Bei St. Pauli dagegen: internationales Flair und natürlich eine ordentliche Portion Rebellion. "Ab jetzt gewinnen immer wir", singt Slime, die auch 30 Jahre nach Bandgründung noch mächtig abgeht. Beim Greatest-Hits-Programm der Hamburger Punk-Legende lässt sich wunderbar in Erinnerungen schwelgen, aber auch die Gegenwart wird an so einem Tag natürlich nicht ausgeblendet. "Sankt Pauli leuchtet nur hier", singt Dicken und jeder weiß, der Mann trägt den Totenkopf im Herzen. Ein ganz starker Auftritt.

Für Gänsehautmomente sorgen auch andere Bands. Talco aus Venedig zum Beispiel mit ihrer Version des italienischen Partisanenliedes "Bella Ciao" oder die Wakes aus Glasgow mit der irisch-republikanischen Hymne "Fields of Athenry" - beides tausendfach mitgesungen. Ebenso wie die Melodien des Seemannschors Hannover, der sogar Lieder der Südkurven-Ultras im Repertoire hat. Besonders kurios: wenn 60-Jährige im maritimen Einheitslook ein beseeltes "Wir sind Zecken, asoziale Zecken" anstimmen.

Ein strahlend sonniger Tag ist es. Ein echter Feiertag eben, der allerdings auch durstig macht. Und hier liegt das einzige Problem dieses Festivals: Die Schlangen an den wenigen Getränkestationen sind endlos lang. Auf ein bis zwei Bands muss deshalb verzichten, wer zwischendurch mal ein Bier braucht - weshalb Letzteres häufig im Sechserpack geordert wird. Hält dann wenigstens eine Weile vor. So verpasst man notgedrungen den Auftritt von Bela B. und seiner Band Los Helmstedt, die sich mit dem St.-Pauli-Abwehrrecken Marcel Eger am Schlagzeug verstärkt hat. Oder kommt zu spät zu Kettcar, die mit einem Augenzwinkern bekennt, sie hätte eigentlich nie Stadionrock machen wollen - und dann eben doch ein ganzes Stadion rockt.

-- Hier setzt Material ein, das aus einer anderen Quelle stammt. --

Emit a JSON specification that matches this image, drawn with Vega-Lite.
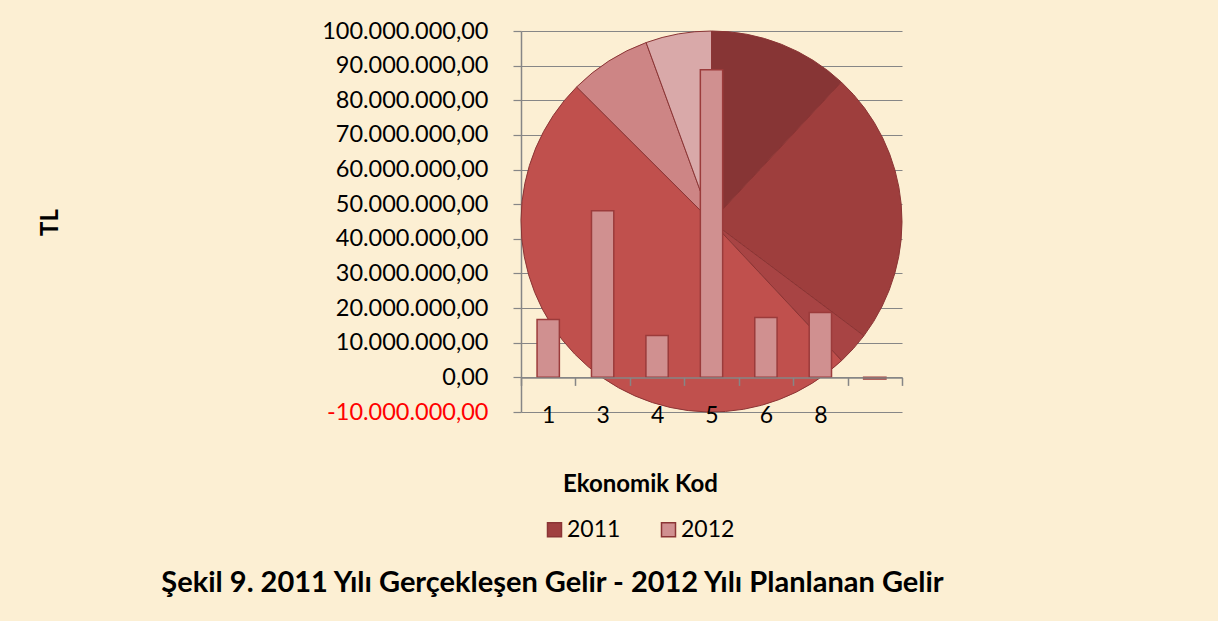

Höhepunkt: der Gastauftritt von Thees Uhlmann, dessen hymnische St.-Pauli-Liebeserklärung "Das hier ist Fußball" Tränen der Rührung in die Augen treibt. Was kann danach noch kommen? Kann danach noch etwas kommen? Es kann. Partystimmung nämlich, als Fettes Brot die Bühne entert. Ganz in Weiß und mit exquisiter Band im Rücken gibt's eine Hit-Vollbedienung inklusive "Nordisch By Nature" und "Schwule Mädchen". Nur ein entscheidendes Tor in der letzten Minute der Verlängerung kann schöner sein. Denken wohl auch einige Fans, die nach sieben Stunden gehen und den überragenden Auftritt der mexikanischen Ska-Punks von Panteón Rococó verpassen, deren tanzbarer Sound die letzten Energien fordert. Glühende Pauli-Fans auch sie, wie alle, die an diesem Tag aufgetreten sind und gezeigt haben: Das coole Hamburg ist hier. Auf St. Pauli.